Berkenaan dengan hal ini, Imam al-Suyūṭi dalam Alfiyah-nya berkata,
أَوَّلُ جامِعِ الحديثِ والأَثَرْ * اِبْنُ شِهابٍ آمِرًا لَهُ عُمَرْ
“Orang pertama yang mengumpulkan hadis dan aṡar adalah Ibnu Syihāb atas perintah Umar (Ibn Azīz).”
وَأَوَّلُ الجَامِعِ لِلأَبْوَابِ * جَمَاعَةٌ فِي العَصْرِ ذُو اقْتِرَابِ
“Orang pertama yang mengumpulkan berdasarkan klasifikasi (bab) adalah sekelompok ulama setelahnya yang berdekatan zamannya.”

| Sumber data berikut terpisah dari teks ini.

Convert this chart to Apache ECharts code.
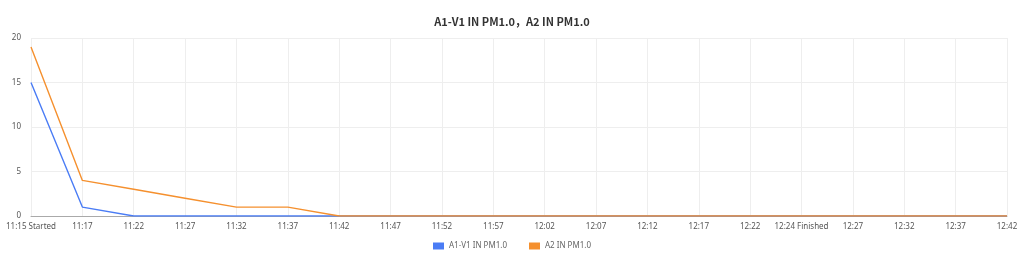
<!DOCTYPE html>
<html><head><meta charset="utf-8">
<script src="https://cdn.jsdelivr.net/npm/echarts@6/dist/echarts.min.js"></script>
<style>html,body{margin:0;padding:0;background:#fff}#c{width:1024px;height:271px}</style>
</head><body><div id="c"></div>
<script>
const categories = ['11:15 Started','11:17','11:22','11:27','11:32','11:37','11:42','11:47','11:52','11:57','12:02','12:07','12:12','12:17','12:22','12:24 Finished','12:27','12:32','12:37','12:42'];
const seriesA1V1 = [15,1,0,0,0,0,0,0,0,0,0,0,0,0,0,0,0,0,0,0];
const seriesA2 = [19,4,3,2,1,1,0,0,0,0,0,0,0,0,0,0,0,0,0,0];
const titleText = 'A1-V1 IN PM1.0，A2 IN PM1.0';
const font = '"Noto Sans", sans-serif';
const chart = echarts.init(document.getElementById('c'));
chart.setOption({
  animation:false,
  textStyle:{fontFamily:font},
  title:{text:titleText,left:'center',top:11,textStyle:{fontSize:11,fontWeight:'bold',color:'#333',fontFamily:'"Noto Sans CJK SC", "Noto Sans", sans-serif'}},
  legend:{bottom:16,left:'center',itemWidth:11,itemHeight:7,itemGap:22,icon:'rect',textStyle:{fontSize:8,color:'#666',fontFamily:font},
    data:['A1-V1 IN PM1.0','A2 IN PM1.0']},
  grid:{left:31,right:17,top:38,bottom:55,containLabel:false},
  xAxis:{type:'category',boundaryGap:false,data:categories,
    axisLine:{lineStyle:{color:'#aaa'}},axisTick:{show:false},
    axisLabel:{interval:0,fontSize:8,color:'#555',margin:7,fontFamily:font},
    splitLine:{show:true,lineStyle:{color:'#eee'}}},
  yAxis:{type:'value',min:0,max:20,interval:5,
    axisLine:{show:false},axisTick:{show:false},
    axisLabel:{fontSize:8,color:'#555',margin:10,fontFamily:font},
    splitLine:{lineStyle:{color:'#eee'}}},
  series:[
    {name:'A1-V1 IN PM1.0',type:'line',data:seriesA1V1,showSymbol:false,color:'#4a7cf5',lineStyle:{width:1.4}},
    {name:'A2 IN PM1.0',type:'line',data:seriesA2,showSymbol:false,color:'#f5902e',lineStyle:{width:1.4}}
  ]
});
</script></body></html>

كَابْنِ جُرَيْجٍ وهُشَيْمٍ مَالِكِ * وَمَعْمَرٍ وَوَلَدِ المُبَارَكِ
“Seperti Ibnu Juraij, Husyaim, Mālik, Ma’mar dan anak dari al-Mubārak.
Footnote:
[1] Diriwayatkan oleh Ibn Sa’d di dalam kitab al-Ṭabaqāt, juga oleh Abu Nu’aim di dalam kitab al-Ḥilyah, serta al-Khatīb di dalam kitab Taqyīd al-‘ilm.
[2] Diriwayatkan oleh Ibn Sa’d dan al-Khatīb di dalam kitab Taqyīd al-ilm serta al-Darimī dengan riwayat yang serupa di dalam kitab Sunan-nya.
[3] Al-Irsyād fī Ma’rifati ‘Ulamā’ Ḥadīṡ, karya al-Khalīlī (1/189).